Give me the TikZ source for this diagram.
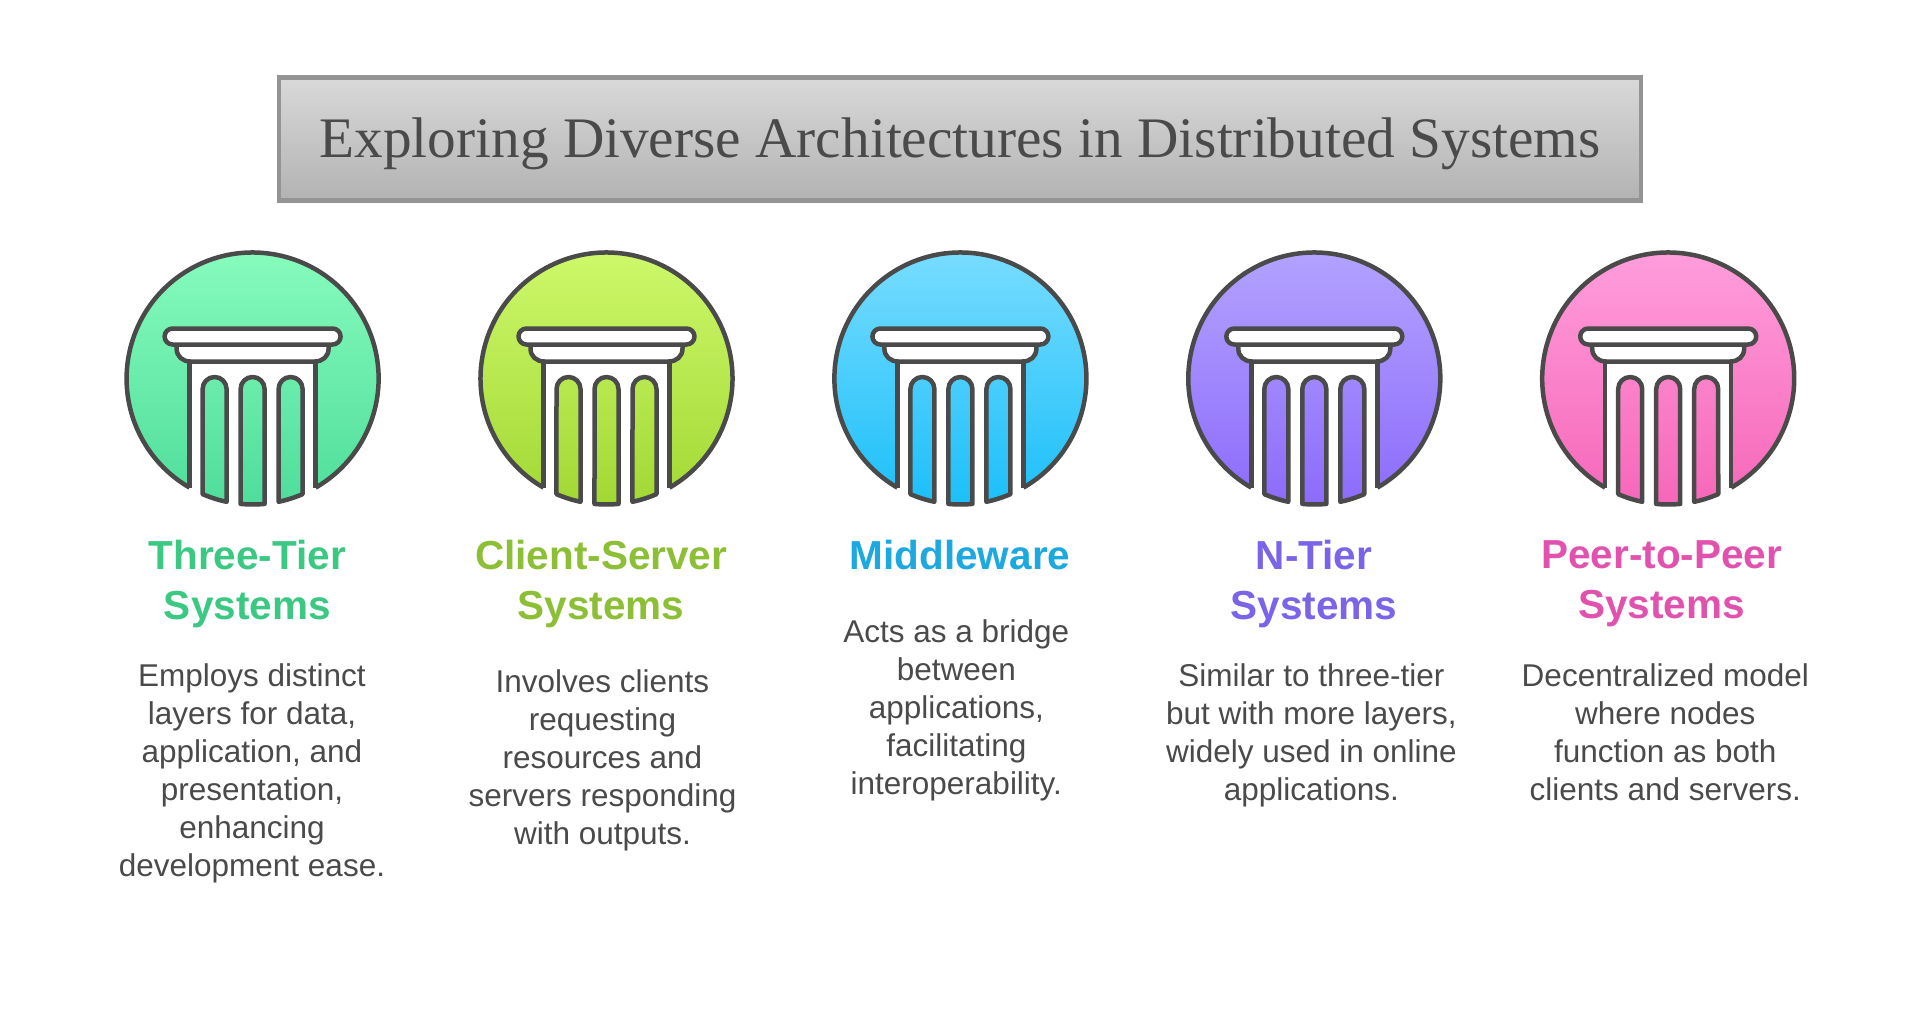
\documentclass[tikz,border=0pt]{standalone}
\usepackage{fontspec}
\setmainfont{Liberation Sans}
\newfontfamily\titlefont{Liberation Serif}
\definecolor{ink}{HTML}{4A4A4A}
\definecolor{greentop}{HTML}{86FBBC}
\definecolor{greenbot}{HTML}{4FDD9B}
\definecolor{greentxt}{HTML}{3BC883}
\definecolor{limetop}{HTML}{CDF86A}
\definecolor{limebot}{HTML}{A2D834}
\definecolor{limetxt}{HTML}{8DBF36}
\definecolor{bluetop}{HTML}{77DCFF}
\definecolor{bluebot}{HTML}{1CBFF9}
\definecolor{bluetxt}{HTML}{1DA9E0}
\definecolor{purpletop}{HTML}{B3A2FF}
\definecolor{purplebot}{HTML}{8C6BFB}
\definecolor{purpletxt}{HTML}{7B64E8}
\definecolor{pinktop}{HTML}{FF9DDB}
\definecolor{pinkbot}{HTML}{F667B9}
\definecolor{pinktxt}{HTML}{E052AE}
\usetikzlibrary{positioning}
\newcommand{\fluteshape}{
(-113.4:126) -- (-50,-10.5) arc[start angle=180,end angle=0,radius=12] -- (-101.9:126) arc[start angle=-101.9,end angle=-113.4,radius=126] -- cycle
(-95.47:126) -- (-12,-10.5) arc[start angle=180,end angle=0,radius=12] -- (-84.53:126) arc[start angle=-84.53,end angle=-95.47,radius=126] -- cycle
(-78.1:126) -- (26,-10.5) arc[start angle=180,end angle=0,radius=12] -- (-66.6:126) arc[start angle=-66.6,end angle=-78.1,radius=126] -- cycle
}
\tikzset{
x=1pt, y=1pt, % one unit is one pixel of the reference
node distance=353.9pt, % the spacing of the columns
outline/.style={draw=ink, line width=4.5pt, line join=round},
heading/.style={align=center, font=\fontsize{40.5}{50.5}\selectfont\bfseries, inner sep=0pt},
bodytext/.style={align=center, text=ink, font=\fontsize{31.5}{38}\selectfont, inner sep=0pt},
pics/pillar/.style n args={2}{code={
	\shade[top color=#1, bottom color=#2] (0,0) circle (126);
	\fill[white, even odd rule] (-63,17) rectangle (63,-135) \fluteshape;
	\draw[outline] (-60:126) arc[start angle=-60,end angle=240,radius=126];
	\draw[outline] (-63,17) -- (-120:126) (63,17) -- (-60:126);
	\draw[outline] \fluteshape;
	\draw[outline, fill=white] (-76,34) -- (-76,30) .. controls (-76,22) and (-70,17) .. (-62,17) -- (62,17) .. controls (70,17) and (76,22) .. (76,30) -- (76,34);
	\draw[outline, fill=white, rounded corners=8pt] (-88,34) rectangle (88,50);
}},
}

\begin{document}
\begin{tikzpicture}
		\useasboundingbox (0,0) rectangle (1920,-1035);
		\node[minimum width=1362pt, minimum height=123pt, top color=black!15, bottom color=black!30, draw=black!42, line width=4.5pt] (banner) at (960,-138.8) {};
		\node[text=ink, font=\titlefont\fontsize{57.3}{60}\selectfont, inner sep=0pt] (title) at (960,-144) {Exploring Diverse Architectures in Distributed Systems};
		% the five pillars
		\coordinate (c1) at (252.6,-378.5);
		\coordinate[right of=c1] (c2);
		\coordinate[right of=c2] (c3);
		\coordinate[right of=c3] (c4);
		\coordinate[right of=c4] (c5);
		\pic at (c1) {pillar={greentop}{greenbot}};
		\pic at (c2) {pillar={limetop}{limebot}};
		\pic at (c3) {pillar={bluetop}{bluebot}};
		\pic at (c4) {pillar={purpletop}{purplebot}};
		\pic at (c5) {pillar={pinktop}{pinkbot}};
		% headings
		\node[heading, text=greentxt] (head1) at (247.3,-584) {Three-Tier\\Systems};
		\node[heading, text=limetxt] (head2) at (601.2,-584) {Client-Server\\Systems};
		\node[heading, text=bluetxt] (head3) at (960,-555) {Middleware};
		\node[heading, text=purpletxt] (head4) at (1313.9,-584) {N-Tier\\Systems};
		\node[heading, text=pinktxt] (head5) at (1661.7,-584) {Peer-to-Peer\\Systems};
		% descriptions
		\node[bodytext] (text1) at (252,-773.5) {Employs distinct\\layers for data,\\application, and\\presentation,\\enhancing\\development ease.};
		\node[bodytext] (text2) at (602.5,-760.5) {Involves clients\\requesting\\resources and\\servers responding\\with outputs.};
		\node[bodytext] (text3) at (956.3,-710) {Acts as a bridge\\between\\applications,\\facilitating\\interoperability.};
		\node[bodytext] (text4) at (1311.4,-735.5) {Similar to three-tier\\but with more layers,\\widely used in online\\applications.};
		\node[bodytext] (text5) at (1665.3,-732.5) {Decentralized model\\where nodes\\function as both\\clients and servers.};
	\end{tikzpicture}
\end{document}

___

● **Work required**
All of the material above needs to be restated exactly, with no pictures.

● **Expected answer**
Give me the TikZ source for this diagram.
\documentclass[tikz,border=0pt]{standalone}
\usepackage{fontspec}
\setmainfont{Liberation Sans}
\newfontfamily\titlefont{Liberation Serif}
\definecolor{ink}{HTML}{4A4A4A}
\definecolor{greentop}{HTML}{86FBBC}
\definecolor{greenbot}{HTML}{4FDD9B}
\definecolor{greentxt}{HTML}{3BC883}
\definecolor{limetop}{HTML}{CDF86A}
\definecolor{limebot}{HTML}{A2D834}
\definecolor{limetxt}{HTML}{8DBF36}
\definecolor{bluetop}{HTML}{77DCFF}
\definecolor{bluebot}{HTML}{1CBFF9}
\definecolor{bluetxt}{HTML}{1DA9E0}
\definecolor{purpletop}{HTML}{B3A2FF}
\definecolor{purplebot}{HTML}{8C6BFB}
\definecolor{purpletxt}{HTML}{7B64E8}
\definecolor{pinktop}{HTML}{FF9DDB}
\definecolor{pinkbot}{HTML}{F667B9}
\definecolor{pinktxt}{HTML}{E052AE}
\usetikzlibrary{positioning}
\newcommand{\fluteshape}{
(-113.4:126) -- (-50,-10.5) arc[start angle=180,end angle=0,radius=12] -- (-101.9:126) arc[start angle=-101.9,end angle=-113.4,radius=126] -- cycle
(-95.47:126) -- (-12,-10.5) arc[start angle=180,end angle=0,radius=12] -- (-84.53:126) arc[start angle=-84.53,end angle=-95.47,radius=126] -- cycle
(-78.1:126) -- (26,-10.5) arc[start angle=180,end angle=0,radius=12] -- (-66.6:126) arc[start angle=-66.6,end angle=-78.1,radius=126] -- cycle
}
\tikzset{
x=1pt, y=1pt, % one unit is one pixel of the reference
node distance=353.9pt, % the spacing of the columns
outline/.style={draw=ink, line width=4.5pt, line join=round},
heading/.style={align=center, font=\fontsize{40.5}{50.5}\selectfont\bfseries, inner sep=0pt},
bodytext/.style={align=center, text=ink, font=\fontsize{31.5}{38}\selectfont, inner sep=0pt},
pics/pillar/.style n args={2}{code={
	\shade[top color=#1, bottom color=#2] (0,0) circle (126);
	\fill[white, even odd rule] (-63,17) rectangle (63,-135) \fluteshape;
	\draw[outline] (-60:126) arc[start angle=-60,end angle=240,radius=126];
	\draw[outline] (-63,17) -- (-120:126) (63,17) -- (-60:126);
	\draw[outline] \fluteshape;
	\draw[outline, fill=white] (-76,34) -- (-76,30) .. controls (-76,22) and (-70,17) .. (-62,17) -- (62,17) .. controls (70,17) and (76,22) .. (76,30) -- (76,34);
	\draw[outline, fill=white, rounded corners=8pt] (-88,34) rectangle (88,50);
}},
}

\begin{document}
\begin{tikzpicture}
		\useasboundingbox (0,0) rectangle (1920,-1035);
		\node[minimum width=1362pt, minimum height=123pt, top color=black!15, bottom color=black!30, draw=black!42, line width=4.5pt] (banner) at (960,-138.8) {};
		\node[text=ink, font=\titlefont\fontsize{57.3}{60}\selectfont, inner sep=0pt] (title) at (960,-144) {Exploring Diverse Architectures in Distributed Systems};
		% the five pillars
		\coordinate (c1) at (252.6,-378.5);
		\coordinate[right of=c1] (c2);
		\coordinate[right of=c2] (c3);
		\coordinate[right of=c3] (c4);
		\coordinate[right of=c4] (c5);
		\pic at (c1) {pillar={greentop}{greenbot}};
		\pic at (c2) {pillar={limetop}{limebot}};
		\pic at (c3) {pillar={bluetop}{bluebot}};
		\pic at (c4) {pillar={purpletop}{purplebot}};
		\pic at (c5) {pillar={pinktop}{pinkbot}};
		% headings
		\node[heading, text=greentxt] (head1) at (247.3,-584) {Three-Tier\\Systems};
		\node[heading, text=limetxt] (head2) at (601.2,-584) {Client-Server\\Systems};
		\node[heading, text=bluetxt] (head3) at (960,-555) {Middleware};
		\node[heading, text=purpletxt] (head4) at (1313.9,-584) {N-Tier\\Systems};
		\node[heading, text=pinktxt] (head5) at (1661.7,-584) {Peer-to-Peer\\Systems};
		% descriptions
		\node[bodytext] (text1) at (252,-773.5) {Employs distinct\\layers for data,\\application, and\\presentation,\\enhancing\\development ease.};
		\node[bodytext] (text2) at (602.5,-760.5) {Involves clients\\requesting\\resources and\\servers responding\\with outputs.};
		\node[bodytext] (text3) at (956.3,-710) {Acts as a bridge\\between\\applications,\\facilitating\\interoperability.};
		\node[bodytext] (text4) at (1311.4,-735.5) {Similar to three-tier\\but with more layers,\\widely used in online\\applications.};
		\node[bodytext] (text5) at (1665.3,-732.5) {Decentralized model\\where nodes\\function as both\\clients and servers.};
	\end{tikzpicture}
\end{document}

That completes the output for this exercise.